C'est un projet pilote qui se concrétise à Quiberville-sur-Mer (Seine-Maritime) pour faire face à la montée du niveau de la mer et au recul du trait de côte. Il s'agit de permettre à la Saâne, fleuve côtier de 41 km qui aujourd'hui ne s'écoule plus que par une buse étroite dans la Manche, de prendre ses aises pour circuler plus librement. L'opération permettra par la même occasion à la mer de remonter aussi par ce passage lors des fortes marées.
Pour donner plus d'espace au cours d'eau, il a fallu au préalable déménager le camping, situé en zone inondable. Le projet entre désormais en phase opérationnelle avec le démarrage du chantier de reconnexion piloté par le Syndicat mixte des bassins versants de Saâne, Vienne et Scie. L'agence de l'eau Normandie finance les 5,4 M€ HT de travaux à hauteur de 90 % .
Recréation de méandres. « Terrassement, génie civil, génie écologique, démolition et aménagement paysager : ce marché multimétier mobilise en tout cinq entités de l'entreprise de TP Charier. Ce travail en synergie a notamment été rendu possible par l'acquisition il y a un an et demi de Chognot, spécialisée en renaturation », précise Nicolas Smets, directeur travaux de Charier Grands terrassements, mandataire du groupement lauréat du marché. L'entreprise fait aussi appel à deux sous-traitants : Vauban GC pour le béton et Sturno pour les réseaux humides et secs.
Lancé officiellement en janvier dernier, le chantier va recréer des méandres sur 1,6 km de la Saâne, afin de favoriser notamment le développement de la faune et de la flore. « Environ 100 000 m³ de déblais seront générés. Tout sera réutilisé sur place, pour remblayer l'ancien lit ou réaliser des merlons de protection et des buttes paysagères. L'opération devrait s'achever d'ici dix-huit mois », annonce le directeur de travaux.
A une trentaine de mètres de la buse actuelle, Charier a déjà commencé à construire un pont routier qui permettra de traverser la Saâne.

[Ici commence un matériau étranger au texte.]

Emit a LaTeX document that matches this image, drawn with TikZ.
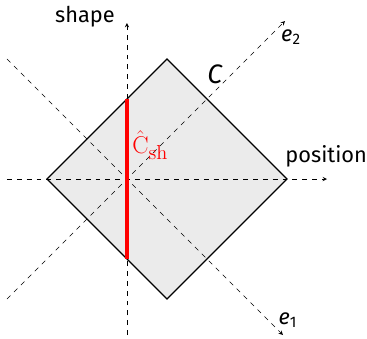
\documentclass[tikz,border=0pt]{standalone}
\usepackage[no-math]{fontspec}
\setmainfont{Fira Sans}
\begin{document}
\begin{tikzpicture}[
    axis/.style={->, dash pattern=on 3.5pt off 3.5pt, thin, >=stealth},
    region/.style={draw=black, thick, fill=black!8},
    slice/.style={red, line width=2.4pt},
    lbl/.style={font=\fontsize{15.5}{18}\selectfont, inner sep=1pt},
    big/.style={font=\fontsize{19}{22}\selectfont, inner sep=1pt},
]
\useasboundingbox (-3.175,-3.975) rectangle (6.0,4.475);

% Corners of the domain
\coordinate (left)   at (-2, 0);
\coordinate (top)    at ( 1, 3);
\coordinate (right)  at ( 4, 0);
\coordinate (bottom) at ( 1,-3);

\filldraw[region] (left) -- (top) -- (right) -- (bottom) -- cycle;

% Axes
\coordinate (xs) at (-3, 0);   \coordinate (xe) at (5, 0);
\coordinate (ys) at (0,-3.9);  \coordinate (ye) at (0, 3.9);
\coordinate (as) at (-3,-3);   \coordinate (ae) at (3.95, 3.95);
\coordinate (bs) at (-3, 3);   \coordinate (be) at (3.9,-3.9);
\draw[axis] (xs) -- (xe);
\draw[axis] (ys) -- (ye);
\draw[axis] (as) -- (ae);
\draw[axis] (bs) -- (be);

% Section at zero position
\coordinate (sh1) at (0, 2);
\coordinate (sh2) at (0,-2);
\draw[slice] (sh1) -- (sh2);

% Labels
\node[lbl] (shape)    at (-1.05, 4.05) {shape};
\node[lbl] (position) at (4.98, 0.57)  {position};
\node[lbl] (e2)       at (4.1, 3.55)   {\textit{e}\textsubscript{2}};
\node[lbl] (e1)       at (4.02, -3.52) {\textit{e}\textsubscript{1}};
\node[big] (C)        at (2.2, 2.62)   {\textit{C}};
\node[big, red, inner sep=0pt] (Csh) at (0.58, 0.85)
    {$\hat{\mathrm{C}}_{\mathrm{sh}}$};

\end{tikzpicture}
\end{document}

Le fleuve bénéficiera en effet d'un accès à la mer de 10 m de large, contre 1 m aujourd'hui. « La RD 75 est coupée depuis novembre afin de créer ce passage vers la Manche grâce à deux rideaux mixtes de pieux et palplanches. Nous devons avoir terminé l'ouvrage de connexion en sept mois pour que la route soit praticable en juin », détaille Nicolas Smets.
Préserver la biodiversité. Pour Charier, la spécificité de ce chantier réside dans son volet environnemental. « Un écologue fait partie du groupement et nous conseille sur les mesures, notamment préventives, à prendre. Nous collaborons aussi étroitement avec la police de l'eau et l'Office français de la biodiversité pour les mettre en œuvre ensemble, de façon pragmatique. Nous avons par exemple installé, en amont des travaux, des barrières pour batraciens ou des éléments pour éviter la nidification de limicoles », explique Nicolas Smets qui a déjà acquis de l'expérience sur ces sujets lors de sa participation au rescindement de l'Oise dans le cadre du canal Seine-Nord. C'est en revanche la première fois en vingt ans qu'il voit une maîtrise d'ouvrage préconiser de laisser la nature reprendre ses droits après les travaux plutôt que de replanter. « C'est une démarche très intéressante », se réjouit-il.